The inauguration week kicked off with an enriching learning exchange among partner learning hubs from across the globe, including Uganda, Thailand, India, the Arctic, and London, all of which are part of the Land Body Ecology (LBE) Project. This interaction paved the way for an immersive tour of the Ogiek Cultural Center, featuring the Ogiek Museum, the Ogiek herbarium — a repository of traditional herbs — and the Ogiek village, which offers a window into the community’s traditional lifestyle within an authentic Ogiek forest setting. The highlight of the day was a guided tour through the Mau Forest, allowing visitors to connect firsthand with the ancestral lands of the Ogiek people. 

The event was graced by community members from various regions, government officials, partners, donors, and other stakeholders. The chairperson of OPDP’s Board warmly welcomed attendees, emphasizing the center’s role in fostering an understanding of the intrinsic relationship between land, body, and health, as well as preserving the Ogiek’s traditional knowledge and practices. He also underscored the community’s commitment to sustainable development.  

Notable speakers, including Dr. Liz, strong Ally and Lawyer of the Ogiek community, voiced their determination to reclaim historical ownership of their lands and stressed the importance of community titles in protecting the forest. The day was charged with a spirit of resilience, with speakers from the Ogiek and other Indigenous communities such as the Sengwer and Endorois, sharing their experiences and the challenges they face, notably the loss of their territories and the need for more trees.
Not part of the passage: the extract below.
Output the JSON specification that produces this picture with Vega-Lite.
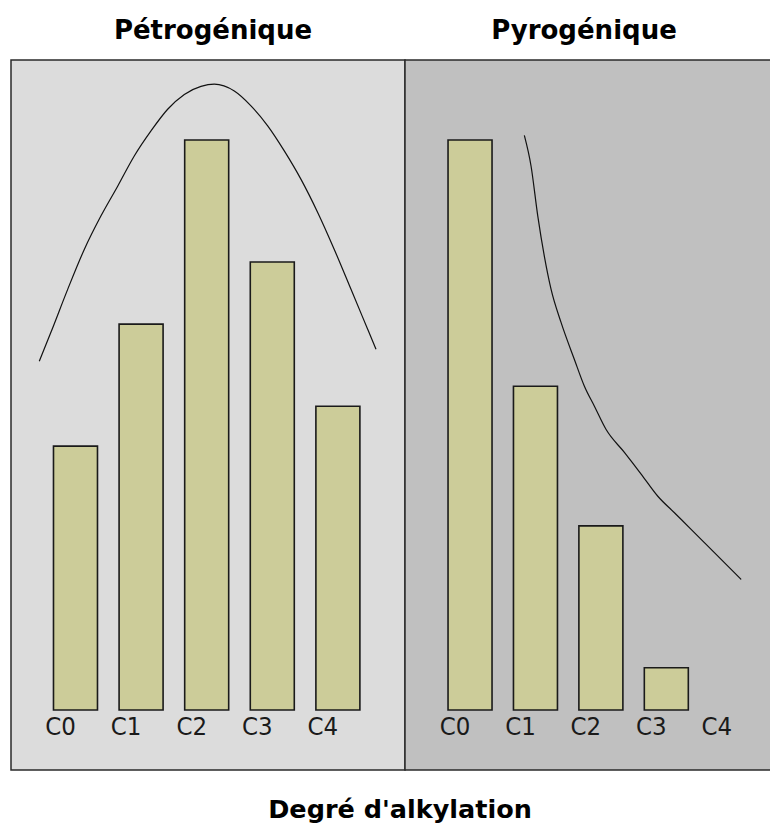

The solidarity among Indigenous Peoples was noticeable and appreciated, with the Ogiek being applauded for their role in leading the way for Indigenous rights from national, regional, and international levels. 

The Chief Guest Prof. Mary Gikungu Director General, National Museums of Kenya emphasizing the importance of documenting natural and cultural heritage, celebrated the centre as a testament to the Ogiek community’s resilience and dedication to preserving their culture. The message was clear: “culture is not only a link to the past but a bridge to the future, connecting us to our roots through unique songs, stories, and traditions that capture the essence of the Ogiek people.” 

The center was ushered in as a crucial facility for understanding and promoting the Ogiek culture, language, and traditional practices. The commitment to continue protecting their forests and the ongoing training in the Ogiek language during holidays were highlighted as key components of their continued legacy. 

Promoting Socio-Economic Empowerment among Ogiek Women  

This event also underscores the strengthening partnership between the FSC Indigenous Foundation and the Ogiek Peoples’ Development Program (OPDP). Our collaboration on the “Promoting Socio-Economic Empowerment among Ogiek Women of Mau, Kenya” project, implemented through the Indigenous Peoples Alliance for Rights and Development (IPARD) Program, represents a shared commitment to empowering Indigenous communities while fostering sustainable economic models. IPARD is funded by the USAID, the Forest Stewardship Council, and private sector partners.  

FSC-IF’s presence at the launch amplifies our joint commitment to cultural preservation and the empowerment of Indigenous Peoples on an international stage. Secondly, the center serves as a physical space where the objectives of our partnership — such as socio-economic empowerment, particularly of women, and the promotion of sustainable livelihoods — can be visualized and realized. Lastly, it strengthens the bond between FSC-IF and OPDP, enhancing our collaborative efforts towards achieving greater recognition and effective participation of Indigenous Peoples in decision-making processes in Kenya and beyond.